Wilson's practice also boards birds.

"If we had more space, we would definitely expand our bird boarding," she said.

But birds like Henry the yellow-naped Amazon, Johnny Cash the half-moon conyer and Jose, Michael's red-front Macaw, require more specialized care than the average dog or cat.

"Birds are very difficult to handle," Dr. Wilson said.

"Each one has a different diet," Gibson said, "so you have to know what they eat and which side of the cage to put the food on."Gibson disinfected her cages every day. Twice a day she cleaned them, changed the paper and disinfected and swapped out every water dish. "You've got birds trying to bite your finger sometimes," she said.

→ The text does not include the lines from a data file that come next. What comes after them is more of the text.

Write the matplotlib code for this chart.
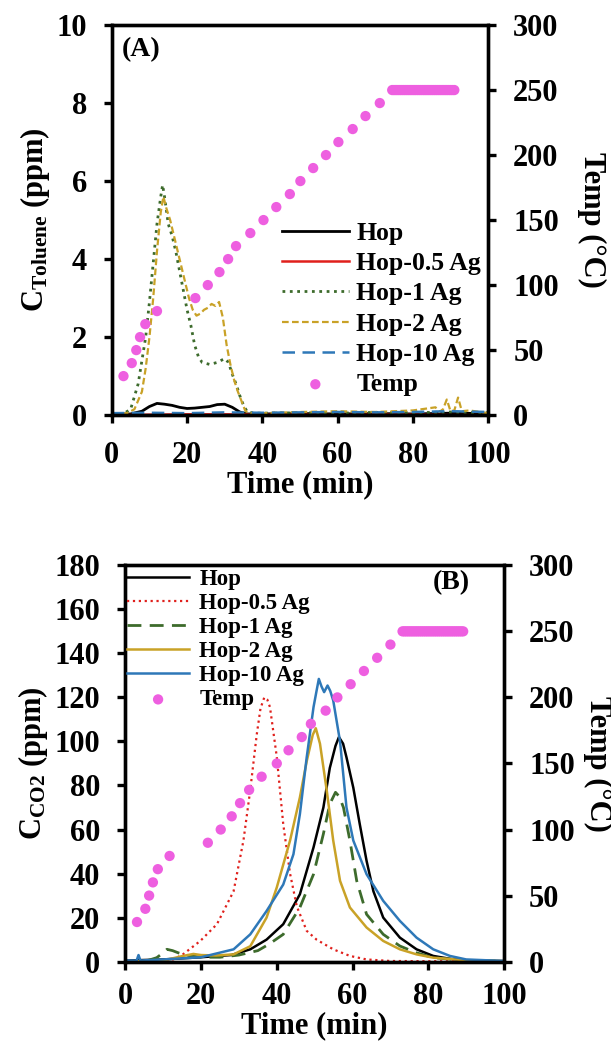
import matplotlib
matplotlib.use("Agg")
import matplotlib.pyplot as plt

plt.rcParams['font.family'] = ['Liberation Serif', 'DejaVu Serif']
plt.rcParams['font.weight'] = 'bold'
plt.rcParams['mathtext.fontset'] = 'custom'
plt.rcParams['mathtext.rm'] = 'Liberation Serif:bold'
plt.rcParams['mathtext.bf'] = 'Liberation Serif:bold'
plt.rcParams['mathtext.it'] = 'Liberation Serif:bold'

# ---------------- panel A : toluene ----------------
tA_hop = [0, 5, 8, 10, 12, 14, 16, 18, 20, 22, 24, 26, 28, 30, 32, 34, 36, 40, 50, 60, 70, 80, 90, 100]
cA_hop = [0.02, 0.03, 0.1, 0.22, 0.3, 0.28, 0.25, 0.2, 0.17, 0.18, 0.2, 0.22, 0.27, 0.28, 0.2, 0.08,
          0.03, 0.03, 0.04, 0.03, 0.04, 0.03, 0.05, 0.04]
tA_05 = [0, 10, 20, 30, 40, 50, 60, 70, 80, 90, 100]
cA_05 = [0.0, 0.01, 0.02, 0.02, 0.01, 0.01, 0.0, 0.01, 0.01, 0.0, 0.0]
tA_1 = [0, 3, 5, 7, 9, 10, 11, 12, 13, 13.5, 14, 15, 16, 17, 18, 19, 20, 21, 22, 23, 24, 26, 28,
        29, 30, 31, 32, 33, 34, 35, 36, 38, 40, 50, 60, 70, 80, 90, 100]
cA_1 = [0.02, 0.03, 0.15, 0.8, 2.0, 2.9, 3.9, 4.9, 5.6, 5.9, 5.6, 4.9, 4.6, 4.2, 3.7, 3.2, 2.7, 2.3,
        1.8, 1.5, 1.35, 1.3, 1.35, 1.4, 1.45, 1.35, 1.05, 0.8, 0.5, 0.25, 0.08, 0.05, 0.05, 0.06,
        0.05, 0.07, 0.06, 0.08, 0.06]
tA_2 = [0, 4, 6, 8, 9, 10, 11, 12, 13, 13.7, 14.5, 15.5, 16.5, 17.5, 18.5, 19.5, 20.5, 21.5, 22.5,
        23.5, 24.5, 25.5, 26.5, 27.5, 28.5, 29.5, 30.5, 31.5, 32.5, 33.5, 34.5, 35.5, 37, 40, 50,
        60, 70, 80, 86, 87, 88, 89, 90, 91, 92, 93, 95, 100]
cA_2 = [0.03, 0.05, 0.15, 0.6, 1.2, 2.0, 3.0, 4.2, 5.2, 5.6, 5.3, 5.0, 4.6, 4.2, 3.8, 3.4, 3.0, 2.7,
        2.55, 2.6, 2.7, 2.75, 2.85, 2.8, 2.9, 2.5, 1.8, 1.3, 0.9, 0.6, 0.35, 0.1, 0.05, 0.05, 0.08,
        0.1, 0.08, 0.12, 0.2, 0.08, 0.15, 0.4, 0.1, 0.12, 0.45, 0.1, 0.12, 0.05]
tA_10 = [0, 10, 20, 30, 40, 50, 60, 70, 80, 90, 100]
cA_10 = [0.05, 0.06, 0.05, 0.07, 0.06, 0.07, 0.08, 0.07, 0.08, 0.1, 0.08]

tempA_t = [3.1, 5.3, 6.5, 7.5, 8.9, 12, 22.2, 25.5, 28.6, 30.9, 33, 36.8, 40.3, 43.7, 47.3, 50.1,
           53.5, 56.9, 60.2, 64, 67.4, 71.2,
           74.5, 75, 75.5, 76, 76.5, 77, 77.5, 78, 78.5, 79, 79.5, 80, 80.5, 81, 81.5, 82, 82.5,
           83, 83.5, 84, 84.5, 85, 85.5, 86, 86.5, 87, 87.5, 88, 88.5, 89, 89.5, 90, 90.5, 91]
tempA_T = [30, 40, 50, 60, 70, 80, 90, 100, 110, 120, 130, 140, 150, 160, 170, 180, 190, 200, 210,
           220, 230, 240] + [250] * 34

# ---------------- panel B : CO2 ----------------
tB_hop = [0, 10, 20, 28, 33, 37.3, 41.7, 46.1, 49.7, 52.3, 54, 55.5, 56.4, 57.5, 58.4, 60.2, 61.9,
          63.7, 65.5, 68.1, 72.5, 76.9, 81.3, 86, 90, 100]
cB_hop = [0.5, 1, 2, 3, 5.6, 10, 17, 30.6, 51.9, 70, 88, 98, 102, 99, 92.8, 79, 62.5, 45.8, 32,
          20, 10.9, 5.6, 2.6, 1.2, 0.6, 0.3]
tB_05 = [0, 10, 12, 15, 19.8, 24.2, 28.6, 31.2, 33, 34.7, 35.7, 36.7, 37.5, 38.2, 40, 41.7, 43.5,
         45.3, 47.9, 50.5, 54.9, 59.3, 63.7, 70, 100]
cB_05 = [0, 0, 0.5, 3, 9.4, 17, 32, 55, 78, 103, 115, 120, 119, 115.6, 93, 62.5, 40, 25, 14, 10,
         5.6, 2.6, 1, 0.3, 0]
tB_1 = [0, 5, 8.3, 10, 11, 12.5, 14, 16, 20, 25, 30, 35, 38, 41.7, 46.1, 49.7, 52.3, 54, 55.5,
        56.5, 57.6, 59.3, 61.1, 63.7, 68.1, 72.5, 76.9, 81.3, 90, 100]
cB_1 = [0, 0, 1.8, 4, 5.6, 5, 4, 3, 2, 2, 3, 5, 8, 12.4, 24.6, 39.7, 58, 71.6, 76.9, 75, 70, 55,
        36.7, 21.5, 12.4, 7.1, 4, 1.8, 0.5, 0.2]
tB_2 = [0, 10, 15, 18, 20, 24, 28.6, 33, 37.3, 40, 43.5, 46.1, 47.9, 49.5, 50.3, 51.4, 53.2, 54.9,
        56.7, 59.3, 63.7, 68.1, 72.5, 76.9, 81.3, 90, 100]
cB_2 = [0, 0.5, 2.5, 3.5, 3, 2.8, 3.3, 7, 20, 33.7, 55, 74.6, 91, 103, 106, 99, 77.6, 55, 36.7,
        24.6, 15.5, 9.4, 5.6, 3.3, 1.8, 0.6, 0.2]
tB_10 = [0, 3, 3.5, 4, 10, 20, 28.6, 33, 37.3, 41.7, 44.4, 46.1, 47.9, 49.7, 50.5, 51.1, 51.8,
         52.5, 53.4, 54.1, 54.9, 56.7, 58.4, 60.2, 63.7, 68.1, 72.5, 76.9, 81.3, 85.7, 90, 100]
cB_10 = [0.5, 0.5, 3, 0.5, 1, 2, 5.6, 12.4, 23, 35, 48.8, 67, 92.8, 115.6, 123, 128.4, 125, 122.4,
         125.4, 123, 118.6, 100, 70, 55, 39.7, 27.6, 18.5, 10.9, 5.6, 2.6, 1, 0.3]

tempB_t = [3.1, 5.3, 6.3, 7.3, 8.6, 11.7, 21.8, 25.2, 28.1, 30.3, 32.7, 36, 40, 43.1, 46.6, 49,
           52.9, 56, 59.5, 63, 66.5, 70,
           73.2, 73.7, 74.2, 74.7, 75.2, 75.7, 76.2, 76.7, 77.2, 77.7, 78.2, 78.7, 79.2, 79.7,
           80.2, 80.7, 81.2, 81.7, 82.2, 82.7, 83.2, 83.7, 84.2, 84.7, 85.2, 85.7, 86.2, 86.7,
           87.2, 87.7, 88.2, 88.7, 89.2]
tempB_T = [30, 40, 50, 60, 70, 80, 90, 100, 110, 120, 130, 140, 150, 160, 170, 180, 190, 200, 210,
           220, 230, 240] + [250] * 33

labels = ["Hop", "Hop-0.5 Ag", "Hop-1 Ag", "Hop-2 Ag", "Hop-10 Ag"]
c_black = "black"
c_red = "#e0201c"
c_green = "#3d6b2c"
c_gold = "#c9a227"
c_blue = "#2e78b8"
c_pink = "#ee5fe0"

FS = 22


def style_axes(ax, ax2, ymax, ystep, rpad, xtick_pad, xpad):
    ax.set_xlim(0, 100)
    ax.set_ylim(0, ymax)
    ax.set_xticks(range(0, 101, 20))
    ax.set_yticks(range(0, ymax + 1, ystep))
    ax2.set_ylim(0, 300)
    ax2.set_yticks(range(0, 301, 50))
    for a in (ax, ax2):
        for s in a.spines.values():
            s.set_linewidth(2.4)
        a.tick_params(direction='out', length=6, width=2.4, labelsize=FS, pad=12)
    ax.tick_params(axis='x', pad=xtick_pad)
    ax.set_xlabel("Time (min)", fontsize=FS, fontweight='bold', labelpad=xpad)
    ax2.set_ylabel("Temp (°C)", fontsize=FS, fontweight='bold', rotation=270, labelpad=rpad)


fig = plt.figure(figsize=(6.11, 10.43), dpi=100)

# panel A
ax = fig.add_axes([0.183, 0.602, 0.616, 0.374])
ax2 = ax.twinx()
ax.plot(tA_hop, cA_hop, color=c_black, lw=2.0, label=labels[0])
ax.plot(tA_05, cA_05, color=c_red, lw=1.8, label=labels[1])
ax.plot(tA_1, cA_1, color=c_green, lw=2.0, ls=':', label=labels[2])
ax.plot(tA_2, cA_2, color=c_gold, lw=1.6, ls=(0, (3, 1.5)), label=labels[3])
ax.plot(tA_10, cA_10, color=c_blue, lw=1.8, ls=(0, (5, 3)), label=labels[4])
ax2.scatter(tempA_t, tempA_T, s=55, color=c_pink, edgecolors='none', label="Temp", zorder=3)
style_axes(ax, ax2, 10, 2, 34, 12.5, 0)
ax.set_ylabel(r"C$_{\mathrm{Toluene}}$ (ppm)", fontsize=FS, fontweight='bold', labelpad=3)
ax.text(0.027, 0.936, "(A)", transform=ax.transAxes, fontsize=20, fontweight='bold', va='center')
h1, l1 = ax.get_legend_handles_labels()
h2, l2 = ax2.get_legend_handles_labels()
ax2.legend(h1 + h2, l1 + l2, loc='upper left', bbox_to_anchor=(0.452, 0.495), frameon=False,
           handlelength=2.6, labelspacing=0.28, handletextpad=0.3, borderpad=0, borderaxespad=0,
           prop={'family': 'Liberation Serif', 'weight': 'bold', 'size': 18.5})

# panel B
bx = fig.add_axes([0.205, 0.078, 0.620, 0.380])
bx2 = bx.twinx()
bx.plot(tB_hop, cB_hop, color=c_black, lw=1.8, label=labels[0])
bx.plot(tB_05, cB_05, color=c_red, lw=1.6, ls=':', label=labels[1])
bx.plot(tB_1, cB_1, color=c_green, lw=2.0, ls=(0, (5, 3)), label=labels[2])
bx.plot(tB_2, cB_2, color=c_gold, lw=1.8, label=labels[3])
bx.plot(tB_10, cB_10, color=c_blue, lw=1.8, label=labels[4])
bx2.scatter(tempB_t, tempB_T, s=55, color=c_pink, edgecolors='none', label="Temp", zorder=3)
style_axes(bx, bx2, 180, 20, 27, 9, -0.5)
bx.set_ylabel(r"C$_{\mathrm{CO2}}$ (ppm)", fontsize=FS, fontweight='bold', labelpad=3)
bx.text(0.813, 0.957, "(B)", transform=bx.transAxes, fontsize=20, fontweight='bold', va='center')
h1, l1 = bx.get_legend_handles_labels()
h2, l2 = bx2.get_legend_handles_labels()
bx2.legend(h1 + h2, l1 + l2, loc='upper left', bbox_to_anchor=(0.005, 0.99), frameon=False,
           handlelength=2.7, labelspacing=0.13, handletextpad=0.45, borderpad=0, borderaxespad=0,
           prop={'family': 'Liberation Serif', 'weight': 'bold', 'size': 16.5})

fig.savefig("out.png", dpi=100)
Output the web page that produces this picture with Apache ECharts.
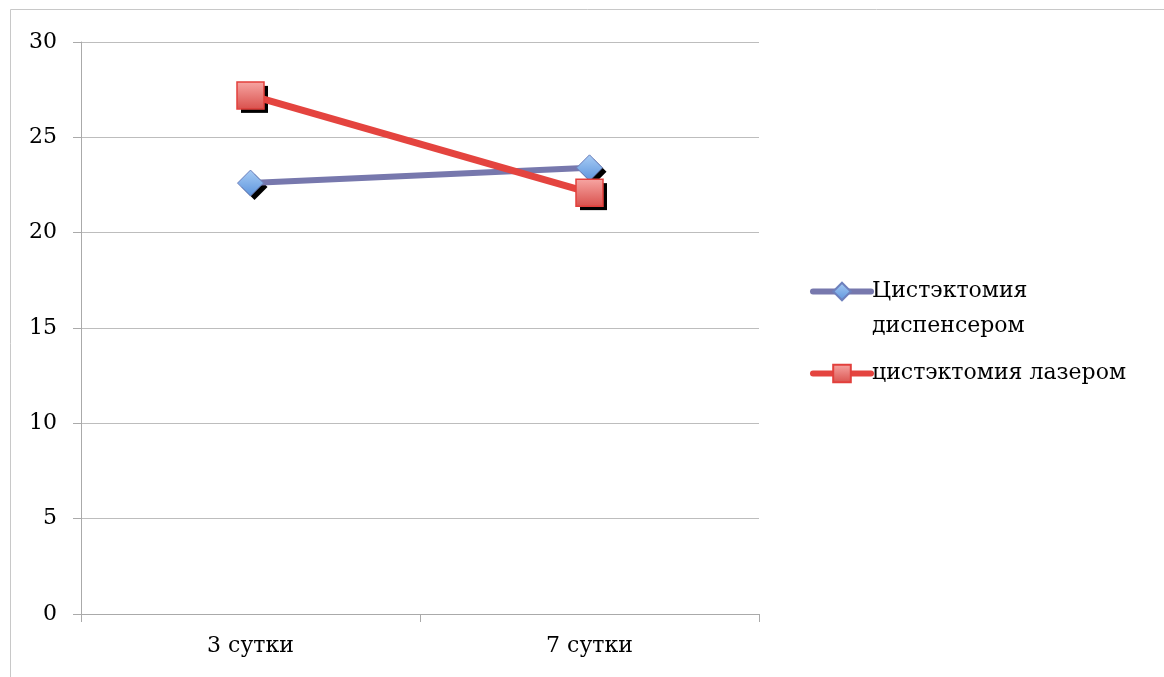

All of that, while all those birds squawk and talk and whistle, some try to escape and others get sick or try to hurt themselves---making jobs with the birds, for many, for the birds. And yet, Gibson already misses hers.

"It's hard to believe I'm really not going to be here," Gibson said. "It's hard to believe that. I wake up every morning and I'm like: 'Oh, I have to get vegetables for the birds. I have to do this. I have to do this. Oh, they're not here.'"

Gibson knew the quirks of every parrot, parakeet and cockatiel she boarded --- many who stayed with her every holiday season, year after year."I can call here and I can hear in the background and I say: Oh, is Toby there? That sounds like Toby," she said."And it's birds like Toby, Gibson says, she'll miss the most.

"Well, Max because he talked so much," Gibson said of one bird. "Otto bounced all over the place like this. Cheeky, the little cockatiel, had his own iPhone attached to his cage for FaceTime."